As a former VCP5-DCV (my bad on letting it expire). It's extremely discouraging for me to have to prepare for not one but now 2 VCP exams... the foundation and the DCV.
Why did vmware do this? Other than from what I can gather so far, it just appears to be a cash grab to get me to go from paying around $200 to now close to $500 to have a certification I had before.
Shaking my head at why companies do this. I'm looking for a real answer, not the scripted marketing answer "due to the increased features .. blah blah blah"
Whats the real reason behind this stupidity?
vSphere Foundations is a core exam for all 4 VCP tracks:
DCV - vSphere/vSAN
DTM - Horizon/AirWatch
NV - NSX
CMA - vRealize
As vSphere is an underpinning layer beneath all those other products, you need to know the fundamentals of it to successfully deploy/manage those products.
And once you've passed vSphere Foundations as part of DCV, you just take 1 exam for any of the other tracks (DTM, NV, CMA) to achieve the VCP in that track.
It might seem "stupid" if DCV is all you're doing, and you have that legacy from older version VCPs, but hopefully it makes more sense if you get the bigger picture.

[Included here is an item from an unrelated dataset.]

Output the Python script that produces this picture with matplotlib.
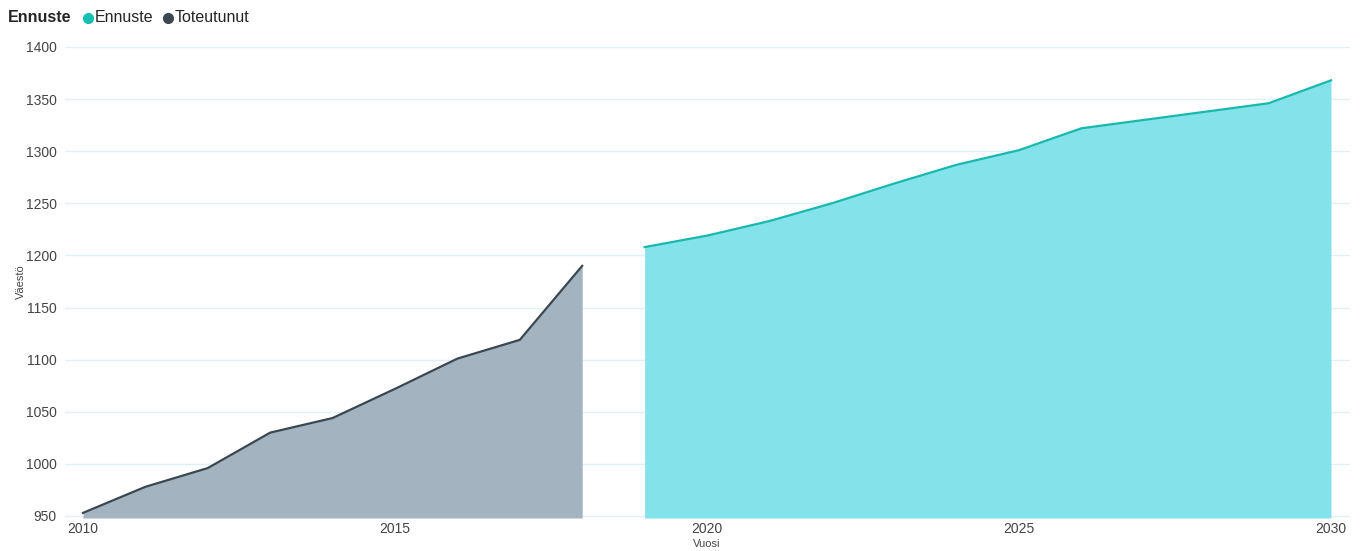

vSphere Foundations is a core exam for all 4 VCP tracks:
DCV - vSphere/vSAN
DTM - Horizon/AirWatch
NV - NSX
CMA - vRealize
As vSphere is an underpinning layer beneath all those other products, you need to know the fundamentals of it to successfully deploy/manage those products.
And once you've passed vSphere Foundations as part of DCV, you just take 1 exam for any of the other tracks (DTM, NV, CMA) to achieve the VCP in that track.
It might seem "stupid" if DCV is all you're doing, and you have that legacy from older version VCPs, but hopefully it makes more sense if you get the bigger picture.